Dal 1948 al 1951 il Governo di Tel Aviv ha raso al suolo 420 villaggi palestinesi cancellando ogni traccia della loro identità in quello che si sarebbe poi trasformato in territorio israeliano. Nei Territori occupati la memoria storica dell’eredità architettonica palestinese, sebbene sia sfuggita alla totale distruzione, richiede non di meno uno sforzo sia dal punto di vista pratico che dal punto di vista storico.
Molte abitazioni nelle città di Haifa, Shafa Amer, Ramleh, Jaffa, Nazareth, Acre, Tiberias, Arrabat Al-Battouf, Sekhneen dopo il 1948 sono state abbandonate. In alcuni casi non sono mai state recuperate; in altri casi sono state recuperate male (abbattute definitivamente per essere rimpiazzate con strutture moderne); altre volte sono state destinate ad un uso improprio.
La stessa sorte è spettata ai Territori occupati nel 1967 anche se in questo caso il danno all’eredità architettonica è derivato da una crescita urbana disordinata occorsa tra il 1995 ed il 2000: per fare spazio alle nuove costruzioni si è distrutto, in alcuni casi irreversibilmente, il patrimonio culturale e naturale.
L’Unione Europea, nel contesto del progetto regionale “Common Heritage” destinato proprio alla politica di scambio culturale euro-palestinese, sostiene gli sforzi di RIWAQ con 165.000 Euro spalmati su un periodo triennale.
Dal 2001, anno a partire dal quale RIWAQ gode del sostegno dell’Agenzia svedese per la cooperazione internazionale allo sviluppo, al 2008 sono già stati restaurati 85 edifici e 56 centri storici, dei quali 31 nei villaggi e 25 in città importanti come Bir Zeit, per un valore di 4,5 milioni di Dollari. Il valore aggiunto del recupero non sta solamente nella riqualificazione puramente estetica dei locali, ma nel fare in modo che i palazzi tornino ad essere frequentati dalla comunità. Una volta restaurati, infatti, diventano centri culturali e di aggregazione, alternativi alle moschee, destinati a donne e bambini, oppure sedi di Ong che li gestiscono per 15 anni in comodato d’uso.

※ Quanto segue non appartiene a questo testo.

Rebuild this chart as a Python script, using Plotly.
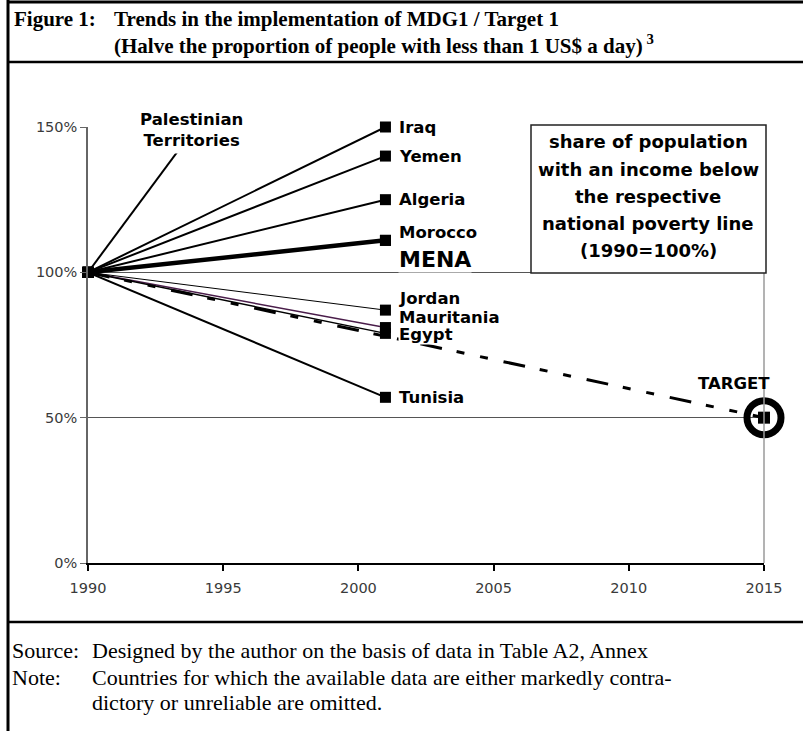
import plotly.graph_objects as go

# data (1990 = 100%)
countries = ['Palestinian Territories', 'Iraq', 'Yemen', 'Algeria', 'Morocco',
             'MENA', 'Jordan', 'Mauritania', 'Egypt', 'Tunisia']
years = [1990, 2001]
share_1990 = [100, 100, 100, 100, 100, 100, 100, 100, 100, 100]
share_2001 = [238, 150, 140, 125, 111, 111, 87, 81, 79, 57]

target_years = [1990, 2015]
target_share = [100, 50]

y_ticks = [0, 50, 100, 150]
y_ticktext = ['0%', '50%', '100%', '150%']
x_ticks = [1990, 1995, 2000, 2005, 2010, 2015]

# styles
line_width = {'MENA': 4.5, 'Jordan': 1, 'Mauritania': 1.5, 'Egypt': 1.5}
line_color = {'Mauritania': '#4a1d4a'}
label_shift = {'Morocco': 8, 'MENA': -19, 'Jordan': 12, 'Mauritania': 10, 'Egypt': -1}

W, H = 803, 731
L, R, T, B = 88, 39, 127, 168
PW, PH = W - L - R, H - T - B


def px(x):
    return (x - L) / PW


def py(y):
    return (H - B - y) / PH


fig = go.Figure()

for name, v0, v1 in zip(countries, share_1990, share_2001):
    pal = name == 'Palestinian Territories'
    fig.add_trace(go.Scatter(
        x=years, y=[v0, v1],
        mode='lines' if pal else 'lines+markers',
        line=dict(color=line_color.get(name, 'black'), width=line_width.get(name, 2)),
        marker=dict(symbol='square', size=11, color='black'),
        cliponaxis=pal,
        showlegend=False, hoverinfo='skip'
    ))

# path to the target
fig.add_trace(go.Scatter(
    x=target_years, y=target_share,
    mode='lines',
    line=dict(color='black', width=3, dash='22px,15px,8px,16px,8px,16px'),
    showlegend=False, hoverinfo='skip'
))
fig.add_trace(go.Scatter(
    x=target_years[1:], y=target_share[1:],
    mode='markers',
    marker=dict(symbol='circle-open', size=34, color='black', line=dict(color='black', width=7)),
    cliponaxis=False, showlegend=False, hoverinfo='skip'
))
fig.add_trace(go.Scatter(
    x=target_years[1:], y=target_share[1:],
    mode='markers',
    marker=dict(symbol='square', size=12, color='black'),
    cliponaxis=False, showlegend=False, hoverinfo='skip'
))

label_font = dict(family='DejaVu Sans', size=16.5, color='black', weight='bold')
annotations = []
for name, v1 in zip(countries[1:], share_2001[1:]):
    annotations.append(dict(
        x=years[1], y=v1, xref='x', yref='y', text=name, showarrow=False,
        xanchor='left', yanchor='middle', xshift=13, yshift=label_shift.get(name, 0),
        font=dict(label_font, size=22) if name == 'MENA' else label_font,
        bgcolor='white', borderpad=0
    ))

annotations.append(dict(
    x=px(191), y=py(130), xref='paper', yref='paper',
    text='Palestinian<br>Territories', showarrow=False,
    xanchor='center', yanchor='middle', font=label_font,
    bgcolor='white', borderpad=3
))
annotations.append(dict(
    x=target_years[1], y=target_share[1], xref='x', yref='y', text='TARGET',
    showarrow=False, xanchor='center', yanchor='middle', xshift=-30, yshift=34,
    font=label_font
))

box_lines = ['share of population', 'with an income below', 'the respective',
             'national poverty line', '(1990=100%)']
for i, txt in enumerate(box_lines):
    annotations.append(dict(
        x=px(648), y=py(142 + 27 * i), xref='paper', yref='paper', text=txt,
        showarrow=False, xanchor='center', yanchor='middle',
        font=dict(family='DejaVu Sans', size=18, color='black', weight='bold')
    ))

title_f = dict(family='Liberation Serif', size=21, color='black', weight='bold')
serif = dict(family='Liberation Serif', size=22, color='black')
texts = [
    (12, 19, 'Figure 1:', title_f),
    (112, 19, 'Trends in the implementation of MDG1 / Target 1', title_f),
    (112, 45, '(Halve the proportion of people with less than 1 US$ a day)<sup> 3</sup>', title_f),
    (10, 650, 'Source:', serif),
    (90, 650, 'Designed by the author on the basis of data in Table A2, Annex', serif),
    (10, 677, 'Note:', serif),
    (90, 677, 'Countries for which the available data are either markedly contra-', serif),
    (90, 702, 'dictory or unreliable are omitted.', serif),
]
for x0, y0, txt, f in texts:
    annotations.append(dict(
        x=px(x0), y=py(y0), xref='paper', yref='paper', text=txt, showarrow=False,
        xanchor='left', yanchor='middle', font=f
    ))

shapes = [
    # outer frame and separators
    dict(type='line', xref='paper', yref='paper', x0=px(8), x1=px(8), y0=py(0), y1=py(740),
         line=dict(color='black', width=3)),
    dict(type='line', xref='paper', yref='paper', x0=px(8), x1=px(815), y0=py(2), y1=py(2),
         line=dict(color='black', width=3)),
    dict(type='line', xref='paper', yref='paper', x0=px(8), x1=px(815), y0=py(62), y1=py(62),
         line=dict(color='black', width=2.5)),
    dict(type='line', xref='paper', yref='paper', x0=px(8), x1=px(815), y0=py(622), y1=py(622),
         line=dict(color='black', width=2.5)),
    # right edge of the plot area
    dict(type='line', xref='paper', yref='paper', x0=1, x1=1, y0=0, y1=1,
         line=dict(color='#9a9a9a', width=1.5)),
    # text box
    dict(type='rect', xref='paper', yref='paper', x0=px(531), x1=px(766), y0=py(273), y1=py(125),
         fillcolor='white', line=dict(color='#222', width=1.5), layer='above'),
]

tick_font = dict(family='DejaVu Sans', size=14.5, color='#3a3a3a')
fig.update_layout(
    width=W, height=H,
    margin=dict(l=L, r=R, t=T, b=B),
    plot_bgcolor='white', paper_bgcolor='white',
    showlegend=False,
    annotations=annotations,
    shapes=shapes,
    xaxis=dict(range=[1990, 2015], tickvals=x_ticks, showgrid=False, zeroline=False,
               showline=True, linecolor='black', linewidth=2,
               ticks='outside', ticklen=6, tickcolor='black', tickwidth=1.5,
               ticklabelstandoff=5, tickfont=tick_font),
    yaxis=dict(range=[0, 150], tickvals=y_ticks, ticktext=y_ticktext, showgrid=True,
               gridcolor='#555', gridwidth=1, zeroline=False,
               showline=True, linecolor='#666', linewidth=1.5,
               ticks='outside', ticklen=6, tickcolor='#666', tickfont=tick_font),
)

# the page body has a default 8px margin; drop it so the figure fills the window
fig.write_html('out.html', config={'displayModeBar': False},
               post_script="document.body.style.margin='0';")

Per poter avviare il progetto, il RIWAQ ha condotto una sorta di censimento preliminare di tutto il patrimonio storico e architettonico palestinese tra la Cisgiordania e Gaza, inclusa Gerusalemme, redigendo un registro anagrafico delle costruzioni. La ricognizione ha anche appurato come il 71,5% dei beni si trovi in aree rurali e soltanto il 28,5% nelle quattro città maggiori (3.723 a Gerusalemme; 3.397 a Nablus; 1.914 a Hebron; 837 a Betlemme).
Stilare il registro nazionale, spiega però la Amiry, non è stato semplice e non soltanto per via dell’occupazione o per il fatto che l’Autorità Palestinese controlla soltanto il 12% della Cisgiordania, peraltro in prossimità del Mar Morto. I problemi sono più che altro di natura legale poiché esistono due diverse leggi che regolano la protezione del patrimonio storico e architettonico: la Law of Antiquities del 1966 per la Cisgiordania e la Law of Antiquities del 1929 per la Striscia di Gaza ed entrambe tutelano soltanto i siti archeologici risalenti fino al 1700. Queste leggi non prevedono alcun tipo di tutela per quello che tuttora rimane del patrimonio culturale. Da qui, secondo l’intero staff di RIWAQ, la necessità di una legge più includente seguita da una politica nazionale per i beni architettonici e da un ente unificato per la loro tutela.